Data listing:
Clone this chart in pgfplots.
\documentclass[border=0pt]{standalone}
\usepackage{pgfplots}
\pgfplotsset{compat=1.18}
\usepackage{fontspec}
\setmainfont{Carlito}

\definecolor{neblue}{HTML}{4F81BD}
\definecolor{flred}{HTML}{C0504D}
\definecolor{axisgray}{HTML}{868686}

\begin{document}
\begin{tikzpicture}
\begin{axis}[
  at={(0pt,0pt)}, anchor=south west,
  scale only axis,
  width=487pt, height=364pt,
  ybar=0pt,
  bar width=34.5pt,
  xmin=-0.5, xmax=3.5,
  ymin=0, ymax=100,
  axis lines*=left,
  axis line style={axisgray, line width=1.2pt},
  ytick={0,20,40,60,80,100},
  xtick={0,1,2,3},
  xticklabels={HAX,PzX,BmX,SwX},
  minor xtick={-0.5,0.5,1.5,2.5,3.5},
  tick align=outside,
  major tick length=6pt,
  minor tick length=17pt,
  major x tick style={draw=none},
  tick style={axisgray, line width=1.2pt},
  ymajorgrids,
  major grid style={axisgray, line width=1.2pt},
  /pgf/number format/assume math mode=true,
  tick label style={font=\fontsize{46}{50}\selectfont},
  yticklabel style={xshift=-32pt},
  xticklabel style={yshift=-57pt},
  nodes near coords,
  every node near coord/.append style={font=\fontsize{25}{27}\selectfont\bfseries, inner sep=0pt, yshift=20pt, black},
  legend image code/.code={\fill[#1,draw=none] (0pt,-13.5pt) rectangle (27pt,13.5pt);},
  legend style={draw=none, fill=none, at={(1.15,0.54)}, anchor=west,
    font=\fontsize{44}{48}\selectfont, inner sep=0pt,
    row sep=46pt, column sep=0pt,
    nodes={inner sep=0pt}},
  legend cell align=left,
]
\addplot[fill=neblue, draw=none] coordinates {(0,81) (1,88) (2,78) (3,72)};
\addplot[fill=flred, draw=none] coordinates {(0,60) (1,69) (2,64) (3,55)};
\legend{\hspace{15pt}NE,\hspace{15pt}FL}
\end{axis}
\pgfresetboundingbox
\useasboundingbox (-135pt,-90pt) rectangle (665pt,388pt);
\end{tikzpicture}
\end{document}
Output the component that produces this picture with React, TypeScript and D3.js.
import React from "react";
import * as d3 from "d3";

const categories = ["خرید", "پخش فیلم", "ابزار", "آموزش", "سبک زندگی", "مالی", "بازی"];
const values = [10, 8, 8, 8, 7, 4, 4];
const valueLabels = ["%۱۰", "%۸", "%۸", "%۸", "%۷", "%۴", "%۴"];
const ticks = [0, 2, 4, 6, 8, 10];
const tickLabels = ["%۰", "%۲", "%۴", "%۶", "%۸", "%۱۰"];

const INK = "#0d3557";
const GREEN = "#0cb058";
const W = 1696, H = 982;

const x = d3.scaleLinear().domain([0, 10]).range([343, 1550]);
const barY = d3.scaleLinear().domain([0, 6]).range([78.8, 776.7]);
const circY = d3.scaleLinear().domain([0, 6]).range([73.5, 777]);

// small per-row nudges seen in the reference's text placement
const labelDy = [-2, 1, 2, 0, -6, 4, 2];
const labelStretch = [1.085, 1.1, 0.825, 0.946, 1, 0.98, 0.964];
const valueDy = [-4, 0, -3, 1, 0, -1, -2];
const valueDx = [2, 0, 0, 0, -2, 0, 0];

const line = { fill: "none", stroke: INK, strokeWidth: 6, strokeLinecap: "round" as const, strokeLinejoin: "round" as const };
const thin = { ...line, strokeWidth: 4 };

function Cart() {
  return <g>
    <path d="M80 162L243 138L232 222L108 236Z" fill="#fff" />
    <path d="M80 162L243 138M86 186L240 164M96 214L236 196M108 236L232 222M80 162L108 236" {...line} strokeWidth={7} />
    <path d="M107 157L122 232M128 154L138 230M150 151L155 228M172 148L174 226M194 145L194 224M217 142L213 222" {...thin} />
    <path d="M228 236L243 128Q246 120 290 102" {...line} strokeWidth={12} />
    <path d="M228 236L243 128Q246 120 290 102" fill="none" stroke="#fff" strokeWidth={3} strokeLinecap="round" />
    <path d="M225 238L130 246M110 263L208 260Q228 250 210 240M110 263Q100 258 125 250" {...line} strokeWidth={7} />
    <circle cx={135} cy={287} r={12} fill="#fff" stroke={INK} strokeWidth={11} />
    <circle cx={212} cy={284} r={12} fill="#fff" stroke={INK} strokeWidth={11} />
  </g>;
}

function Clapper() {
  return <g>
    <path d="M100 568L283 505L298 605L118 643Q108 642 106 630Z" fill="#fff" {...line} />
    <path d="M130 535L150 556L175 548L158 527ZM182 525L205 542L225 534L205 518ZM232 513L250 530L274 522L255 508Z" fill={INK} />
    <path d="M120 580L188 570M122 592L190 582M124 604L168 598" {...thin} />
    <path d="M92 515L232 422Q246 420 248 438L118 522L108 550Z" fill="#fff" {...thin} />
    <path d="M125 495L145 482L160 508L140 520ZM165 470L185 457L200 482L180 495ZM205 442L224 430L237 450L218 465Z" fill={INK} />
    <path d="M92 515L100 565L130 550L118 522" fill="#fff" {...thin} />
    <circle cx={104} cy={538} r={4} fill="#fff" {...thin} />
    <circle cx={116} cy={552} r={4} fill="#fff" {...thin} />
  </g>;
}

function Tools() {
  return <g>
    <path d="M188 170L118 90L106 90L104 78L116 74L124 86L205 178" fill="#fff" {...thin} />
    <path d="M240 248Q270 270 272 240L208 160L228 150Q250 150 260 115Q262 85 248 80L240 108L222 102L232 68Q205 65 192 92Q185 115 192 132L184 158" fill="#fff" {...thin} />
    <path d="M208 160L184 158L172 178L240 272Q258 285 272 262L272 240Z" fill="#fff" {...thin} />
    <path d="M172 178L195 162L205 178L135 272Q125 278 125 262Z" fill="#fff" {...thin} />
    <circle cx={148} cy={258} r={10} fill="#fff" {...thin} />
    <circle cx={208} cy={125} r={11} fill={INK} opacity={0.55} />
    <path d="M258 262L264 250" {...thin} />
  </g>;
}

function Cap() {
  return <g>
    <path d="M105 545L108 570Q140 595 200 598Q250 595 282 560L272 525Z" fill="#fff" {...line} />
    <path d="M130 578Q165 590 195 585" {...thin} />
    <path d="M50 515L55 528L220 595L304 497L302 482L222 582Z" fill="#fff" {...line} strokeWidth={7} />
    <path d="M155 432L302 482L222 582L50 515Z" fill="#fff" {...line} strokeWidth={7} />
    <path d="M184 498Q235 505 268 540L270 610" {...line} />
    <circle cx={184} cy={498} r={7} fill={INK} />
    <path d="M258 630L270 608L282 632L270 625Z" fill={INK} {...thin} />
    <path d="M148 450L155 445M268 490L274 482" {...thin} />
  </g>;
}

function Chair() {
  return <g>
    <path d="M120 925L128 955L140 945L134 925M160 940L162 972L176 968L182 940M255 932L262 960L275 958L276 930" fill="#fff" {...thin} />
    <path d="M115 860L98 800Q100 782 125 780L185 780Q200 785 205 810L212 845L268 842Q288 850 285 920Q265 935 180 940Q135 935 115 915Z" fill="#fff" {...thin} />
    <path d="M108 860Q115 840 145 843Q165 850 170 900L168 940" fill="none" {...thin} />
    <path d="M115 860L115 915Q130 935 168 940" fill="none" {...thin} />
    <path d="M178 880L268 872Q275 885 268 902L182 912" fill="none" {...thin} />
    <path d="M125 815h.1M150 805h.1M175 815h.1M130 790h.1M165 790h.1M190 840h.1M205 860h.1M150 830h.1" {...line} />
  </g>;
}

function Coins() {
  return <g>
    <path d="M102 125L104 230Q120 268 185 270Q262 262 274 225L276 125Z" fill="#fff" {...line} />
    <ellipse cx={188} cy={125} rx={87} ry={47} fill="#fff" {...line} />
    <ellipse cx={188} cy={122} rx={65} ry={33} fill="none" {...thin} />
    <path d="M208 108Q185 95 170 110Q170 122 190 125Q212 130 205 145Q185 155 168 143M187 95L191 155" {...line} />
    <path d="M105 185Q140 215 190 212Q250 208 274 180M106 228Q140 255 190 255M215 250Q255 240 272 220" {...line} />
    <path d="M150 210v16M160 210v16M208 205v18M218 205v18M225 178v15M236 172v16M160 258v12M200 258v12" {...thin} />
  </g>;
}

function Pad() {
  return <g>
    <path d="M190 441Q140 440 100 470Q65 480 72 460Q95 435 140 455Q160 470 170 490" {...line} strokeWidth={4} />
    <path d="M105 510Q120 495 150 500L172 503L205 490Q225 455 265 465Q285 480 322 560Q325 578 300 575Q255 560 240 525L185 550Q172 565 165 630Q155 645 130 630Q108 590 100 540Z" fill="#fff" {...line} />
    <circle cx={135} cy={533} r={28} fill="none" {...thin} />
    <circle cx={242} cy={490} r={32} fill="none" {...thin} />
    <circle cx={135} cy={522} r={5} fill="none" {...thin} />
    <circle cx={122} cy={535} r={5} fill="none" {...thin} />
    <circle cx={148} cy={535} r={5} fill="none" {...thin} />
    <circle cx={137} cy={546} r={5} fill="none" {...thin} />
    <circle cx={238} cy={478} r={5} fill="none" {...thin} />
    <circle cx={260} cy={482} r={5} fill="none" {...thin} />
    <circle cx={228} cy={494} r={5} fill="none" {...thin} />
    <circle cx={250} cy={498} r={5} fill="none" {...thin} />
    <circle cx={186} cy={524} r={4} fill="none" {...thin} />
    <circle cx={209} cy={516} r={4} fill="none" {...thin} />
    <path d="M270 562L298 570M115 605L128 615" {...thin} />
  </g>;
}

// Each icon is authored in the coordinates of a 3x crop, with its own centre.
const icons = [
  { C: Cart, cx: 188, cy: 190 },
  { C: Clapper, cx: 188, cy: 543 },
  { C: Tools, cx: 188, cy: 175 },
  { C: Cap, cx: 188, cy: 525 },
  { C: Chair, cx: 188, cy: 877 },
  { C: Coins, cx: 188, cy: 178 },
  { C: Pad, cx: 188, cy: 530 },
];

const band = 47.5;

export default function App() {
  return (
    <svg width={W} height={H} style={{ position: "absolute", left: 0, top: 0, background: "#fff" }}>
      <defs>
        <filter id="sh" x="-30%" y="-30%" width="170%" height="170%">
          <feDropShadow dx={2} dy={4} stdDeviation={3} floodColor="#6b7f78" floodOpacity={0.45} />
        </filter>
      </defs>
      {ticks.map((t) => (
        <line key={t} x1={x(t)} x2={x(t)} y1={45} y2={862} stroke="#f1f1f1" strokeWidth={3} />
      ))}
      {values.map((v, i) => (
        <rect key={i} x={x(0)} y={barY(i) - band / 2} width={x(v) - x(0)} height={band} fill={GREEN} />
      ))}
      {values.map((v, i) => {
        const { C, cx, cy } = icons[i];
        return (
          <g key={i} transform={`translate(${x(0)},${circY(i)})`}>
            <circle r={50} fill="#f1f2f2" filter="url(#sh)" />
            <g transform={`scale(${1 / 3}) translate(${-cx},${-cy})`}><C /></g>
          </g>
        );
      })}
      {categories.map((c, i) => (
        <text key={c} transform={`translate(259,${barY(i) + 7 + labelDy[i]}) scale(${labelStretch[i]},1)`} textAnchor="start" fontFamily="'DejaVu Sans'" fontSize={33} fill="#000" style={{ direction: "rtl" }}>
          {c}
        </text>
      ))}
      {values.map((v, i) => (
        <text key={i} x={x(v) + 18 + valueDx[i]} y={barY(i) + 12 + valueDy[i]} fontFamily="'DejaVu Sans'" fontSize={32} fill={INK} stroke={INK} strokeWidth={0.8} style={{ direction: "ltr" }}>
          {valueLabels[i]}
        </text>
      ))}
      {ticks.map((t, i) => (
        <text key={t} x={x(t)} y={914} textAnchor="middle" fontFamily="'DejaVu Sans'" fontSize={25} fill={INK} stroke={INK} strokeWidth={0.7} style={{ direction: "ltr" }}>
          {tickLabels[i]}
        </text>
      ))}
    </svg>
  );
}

Task requirements:
Work out the number of lines in this listing that include the word "React". Reply with that number only.

Expected answer:
2